Data fidelity is an issue, but so is security and privacy. With all of the security measures the organization is working hard to put in place, data shouldn’t be allowed to flow like water around the firewall.
The democratization of data analytics
There are many upsides to business users wanting to touch data and utilize its value, so empowering users the right way is likely to yield real competitive advantages. A data organization “of the people” and “for the people” may take some of the load off of IT. There are certainly creative people with good ideas throughout the company. If business users are interested in analytics, and educated about the opportunities in a safe environment, they may also become IT’s greatest champions when it comes to budgeting.

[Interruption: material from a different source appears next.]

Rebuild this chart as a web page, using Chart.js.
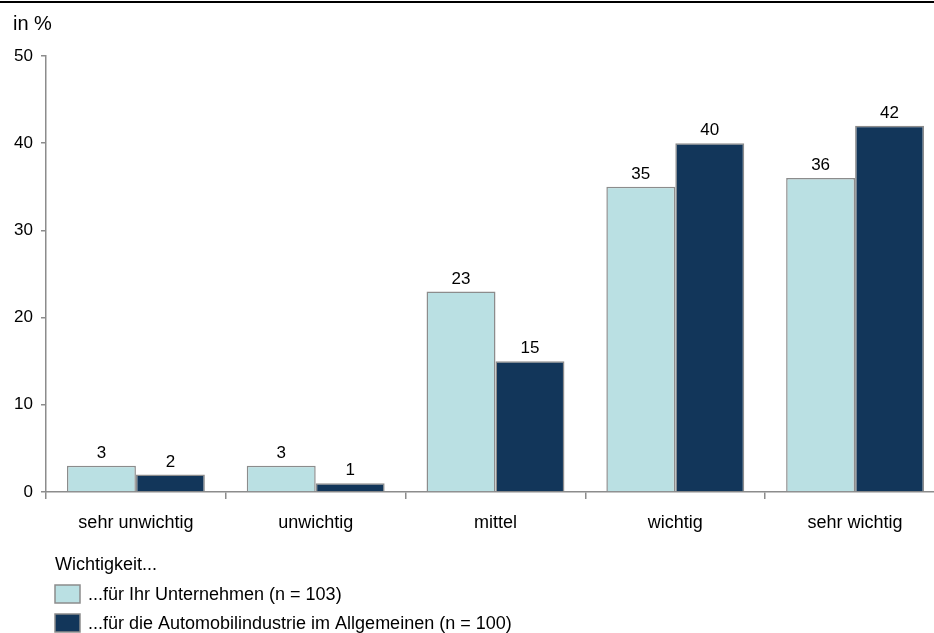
<!DOCTYPE html>
<html>
<head>
<meta charset="utf-8">
<script src="https://cdn.jsdelivr.net/npm/chart.js@4.4.1/dist/chart.umd.min.js"></script>
<style>
  html, body { margin: 0; padding: 0; background: #fff; overflow: hidden; }
  #wrap { width: 934px; height: 633px; overflow: hidden; position: relative; }
  #chart { position: absolute; left: 0; top: 0; }
</style>
</head>
<body>
<div id="wrap"><canvas id="chart" width="945" height="633"></canvas></div>
<script>
var categories = ["sehr unwichtig", "unwichtig", "mittel", "wichtig", "sehr wichtig"];
var seriesNames = ["...für Ihr Unternehmen (n = 103)", "...für die Automobilindustrie im Allgemeinen (n = 100)"];
var valuesCompany = [3, 3, 23, 35, 36];
var valuesIndustry = [2, 1, 15, 40, 42];
var seriesColors = ["#bae0e3", "#12365a"];
var legendTitle = "Wichtigkeit...";
var axisTitle = "in %";

var FONT = "Liberation Sans, Arial, sans-serif";
var axisGray = "#8c8c8c";

const extras = {
  id: "extras",
  afterDatasetsDraw(chart) {
    var ctx = chart.ctx;
    ctx.save();
    ctx.font = "17px " + FONT;
    ctx.fillStyle = "#000";
    ctx.textAlign = "center";
    ctx.textBaseline = "bottom";
    chart.data.datasets.forEach(function (ds, i) {
      chart.getDatasetMeta(i).data.forEach(function (bar, j) {
        ctx.fillText(String(ds.data[j]), bar.x, bar.y - 4);
      });
    });
    ctx.restore();
  },
  afterDraw(chart) {
    var ctx = chart.ctx;
    ctx.save();
    // top rule
    ctx.fillStyle = "#000";
    ctx.fillRect(0, 1, chart.width, 2);
    // axis unit
    ctx.font = "20px " + FONT;
    ctx.textAlign = "left";
    ctx.textBaseline = "alphabetic";
    ctx.fillText(axisTitle, 13, 30);
    // legend
    ctx.font = "18px " + FONT;
    ctx.fillText(legendTitle, 55, 570);
    chart.data.datasets.forEach(function (ds, i) {
      var y = 585 + i * 29;
      ctx.fillStyle = ds.backgroundColor;
      ctx.fillRect(55, y, 25, 18);
      ctx.strokeStyle = axisGray;
      ctx.lineWidth = 1.5;
      ctx.strokeRect(55, y, 25, 18);
      ctx.fillStyle = "#000";
      ctx.textBaseline = "middle";
      ctx.fillText(ds.label, 88, y + 10);
    });
    ctx.restore();
  }
};

new Chart(document.getElementById("chart").getContext("2d"), {
  type: "bar",
  data: {
    labels: categories,
    datasets: [
      {
        label: seriesNames[0],
        data: valuesCompany,
        backgroundColor: seriesColors[0],
        borderColor: axisGray,
        borderWidth: 1.5,
        categoryPercentage: 0.767,
        barPercentage: 1.0,
      },
      {
        label: seriesNames[1],
        data: valuesIndustry,
        backgroundColor: seriesColors[1],
        borderColor: axisGray,
        borderWidth: 1.5,
        categoryPercentage: 0.767,
        barPercentage: 1.0,
      },
    ],
  },
  options: {
    responsive: false,
    animation: false,
    layout: { padding: { top: 56, left: 0, right: 0, bottom: 0 } },
    plugins: {
      legend: { display: false },
      title: { display: false },
      tooltip: { enabled: false },
    },
    scales: {
      x: {
        offset: true,
        grid: {
          offset: true,
          drawOnChartArea: false,
          drawTicks: true,
          tickLength: 7,
          color: axisGray,
          lineWidth: 1.5,
        },
        border: { color: axisGray, width: 1.5 },
        ticks: {
          color: "#000",
          font: { family: FONT, size: 18 },
          padding: 13,
          maxRotation: 0,
        },
        afterFit: function (s) { s.height = 633 - 492; },
      },
      y: {
        min: 0,
        max: 50,
        grid: {
          drawOnChartArea: false,
          drawTicks: true,
          tickLength: 5,
          color: axisGray,
          lineWidth: 1.5,
        },
        border: { color: axisGray, width: 1.5 },
        ticks: {
          stepSize: 10,
          color: "#000",
          font: { family: FONT, size: 17 },
          padding: 8,
        },
        afterFit: function (s) { s.width = 46; },
      },
    },
  },
  plugins: [extras],
});
</script>
</body>
</html>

Matchmaking data suppliers with data demanders
When the CIO says, “Let’s support business users by finding the right balance between analytics opportunity and data security,” then the organization is likely to buy into next steps, building the right teams to make wise investments in time and tools.
This will involve some matchmaking. Pair the people who are creating data demands up with those who have the skills and experience to supply that data. Place them in teams so that they understand each other. Start with rules of engagement. Business users will agree to only use ‘certified data’ in a sanctioned way. IT will help business users obtain the data they need in the way that they need it. The organization will embrace transparency in data use, decisions and assumptions.
A small pilot project will pave the way for future efforts. Let the business users explain just one type of data they would like to use and what the purpose, analytics and delivery might look like. The whole team can then walk through the process hurdles with a focus on accomplishing one small goal. They can jointly seek the right tools and solutions to create an innovative, easily replicated process, using that success to expand into more areas where modern analytics will have an impact.
The end result will be an operation where enterprise analytics stays comfortably ‘in the yard’ under the watchful care of everyone who has a stake in turning new insights into business growth.